Thankfully the multi-national crew being held on the 50,000-dwt tanker Stena Impero (built 2018) are all safe after it was dramatically seized by the Iran’s Revolutionary Gard off the Strait of Hormuz Friday last week.
Shipowner Stena Bulk has now confirmed they are in good health. However, it was hard to miss the anxiety and worry that was etched on the faces of the 23 men in photographs that later emerged of the crew huddled on the floor of the bridge under the watchful eye of Iranian armed guards.
It is difficult to imagine the severe stress they, and their families back home, must be under when they do not know what their fate will eventually be or how long they will be held.
They now find themselves held hostage by a country with an abysmal human rights record to be used as pawns in the ongoing political games between Tehran and the West.
Their feelings of anxiety will be shared by the thousands of seafarers which are now operating around, or heading toward, the Strait of Hormuz.

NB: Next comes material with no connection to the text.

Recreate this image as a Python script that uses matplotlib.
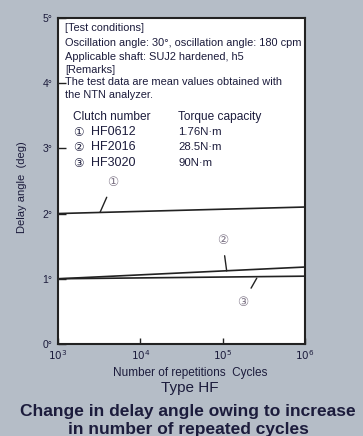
import matplotlib

matplotlib.use("Agg")

import matplotlib.pyplot as plt

# values
cycles = [1e3, 1e6]
hf0612 = [2.0, 2.1]
hf2016 = [1.0, 1.18]
hf3020 = [1.0, 1.04]
y_ticks = [0, 1, 2, 3, 4, 5]
x_ticks = [1e3, 1e4, 1e5, 1e6]
x_labels = ["$10^3$", "$10^4$", "$10^5$", "$10^6$"]
clutches = ["HF0612", "HF2016", "HF3020"]
torques = ["1.76N·m", "28.5N·m", "90N·m"]
marks = ["①", "②", "③"]

BG = "#b5bdc7"
INK = "#1c1c3c"
FAM = ["Liberation Sans", "DejaVu Sans", "Noto Sans CJK JP"]
CIRC = ["DejaVu Sans", "Noto Sans CJK JP"]
plt.rcParams["font.family"] = FAM

fig = plt.figure(figsize=(3.63, 4.36), dpi=100, facecolor=BG)
ax = fig.add_axes([0.16, 0.211, 0.68, 0.748])

for ys in (hf0612, hf2016, hf3020):
    ax.plot(cycles, ys, color="#222222", lw=1.2)

ax.set_xscale("log")
ax.set_xlim(1e3, 1e6)
ax.set_ylim(0, 5)
ax.set_xticks(x_ticks, x_labels)
ax.set_yticks(y_ticks, [f"{v}°" for v in y_ticks])
ax.minorticks_off()
ax.tick_params(axis="both", direction="in", labelsize=7.5, colors="#222222",
               labelcolor=INK, width=1)
ax.tick_params(axis="y", length=6, pad=4)
ax.tick_params(axis="x", length=4, pad=3)
for s in ax.spines.values():
    s.set_linewidth(1.5)
    s.set_color("#222222")

ax.set_ylabel("Delay angle  (deg)", fontsize=8, color=INK)
ax.yaxis.set_label_coords(-0.125, 0.48)

# numbered leaders
leaders = [((3240, 2.02), (4660, 2.47)),
           ((1.12e5, 1.12), (1.0e5, 1.58)),
           ((2.6e5, 1.01), (1.77e5, 0.64))]
for m, (xy, xyt) in zip(marks, leaders):
    ax.annotate(m, xy=xy, xytext=xyt, fontsize=9, color="#7d7486",
                ha="center", va="center", family=CIRC,
                arrowprops=dict(arrowstyle="-", color="#222222", lw=1,
                                shrinkA=4, shrinkB=0))

# test conditions block
tx = 0.028
lines = [
    (0.969, "[Test conditions]"),
    (0.923, "Oscillation angle: 30°, oscillation angle: 180 cpm"),
    (0.880, "Applicable shaft: SUJ2 hardened, h5"),
    (0.840, "[Remarks]"),
    (0.803, "The test data are mean values obtained with"),
    (0.763, "the NTN analyzer."),
]
for y, t in lines:
    ax.text(tx, y, t, transform=ax.transAxes, fontsize=7.9, color=INK,
            va="center", ha="left")

ax.text(0.06, 0.696, "Clutch number", transform=ax.transAxes, fontsize=8.6,
        color=INK, va="center")
ax.text(0.487, 0.696, "Torque capacity", transform=ax.transAxes, fontsize=8.6,
        color=INK, va="center")
row_y = [0.650, 0.604, 0.555]
for y, m, c, tq in zip(row_y, marks, clutches, torques):
    ax.text(0.06, y, m, transform=ax.transAxes, fontsize=8.5, color=INK,
            va="center", family=CIRC)
    ax.text(0.135, y, c, transform=ax.transAxes, fontsize=9, color=INK, va="center")
    ax.text(0.487, y, tq, transform=ax.transAxes, fontsize=8.2, color=INK,
            va="center")

fig.text(0.523, 1 - 373 / 436, "Number of repetitions  Cycles", fontsize=8.5,
         color=INK, ha="center", va="center")
fig.text(0.523, 1 - 388 / 436, "Type HF", fontsize=11, color=INK,
         ha="center", va="center")
fig.text(0.518, 1 - 411 / 436, "Change in delay angle owing to increase",
         fontsize=12.5, fontweight="bold", color=INK, ha="center", va="center")
fig.text(0.518, 1 - 429 / 436, "in number of repeated cycles",
         fontsize=12.5, fontweight="bold", color=INK, ha="center", va="center")

fig.savefig("out.png", dpi=100, facecolor=BG)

The advice from the UK government is for ships under its flag to avoid the region. But others will have little choice but to trade there.
It is a situation that is becoming reminiscent of piracy crisis off coast of Somalia in 2008 where seafarers trading in the region were working under the constant fear that they might be the next to be violently hijacked and taken hostage.
Those operating in the Middle East Gulf do not only face the threat of hijacking. As we have previously seen there is perhaps more likelihood of a rocket or torpedo attack on non UK ships which could prove catastrophic for a tanker carrying clean products.
That is why the maritime unions are calling for a meeting of the UK Warlike Operations Area Committee (WOAC) to consider designating the region a high risk area.
The WOAC is made up of officers' Union Nautilus International and the UK Chamber of Shipping but their decision could have implications far beyond UK flag ships.
Just as happened in 2008 such a designation could eventually earn all seafarers with recognised national and international collective bargaining agreements are paid a bonus whenever they enter the high risk region.
To put it crudely the extra payout is, in effect, danger money. But who would begrudge crew additional wages for working under such stressful conditions.
After all shipowners are already paying out higher insurance and operational costs and missing trade opportunities in the region. Why should seafarers be last to receive an extra payout from their employers when they are first in the firing line of the ongoing troubles.
Far away from the Middle East in the small port town of Leith in Scotland nine seafarers were facing with similar feelings of uncertainty, abandonment and isolation.
The 3,000-dwt Alexander Tvardovskiy (built 1996) was detained at the Edinburgh port for Maritime Labour Convention deficiencies including failure to pay wages.
The crew were stuck onboard with the ship’s master Gennadi Kukvinoff declaring: “We have no idea when we can go home.”
At least the men had local port chaplain Pauline Robertson, who represented the Sailor’s Society, to come to their aid.
She said that, with the help of the local community, she could provide food and help for the men whist they waited for owner’s provisions to arrive. But it was the uncertainty of when the men would be paid and allowed to go home that was causing them the most stress and anxiety she said.
“They’re anxious and worried about how long they will be there,” Robertson told TradeWinds.
“The crew is not good not good at all. Some want to go home,” she said.
“The most important thing is to make sure that they could have contact with their family.”
Thankfully the situation is coming to a resolution. The problems of the Alexander Tvardovskiy are more common in shipping than the more extreme situation onboard the Stena Impero.
But both cases raise the question of whether the shipping industry is providing adequate protection for its crews?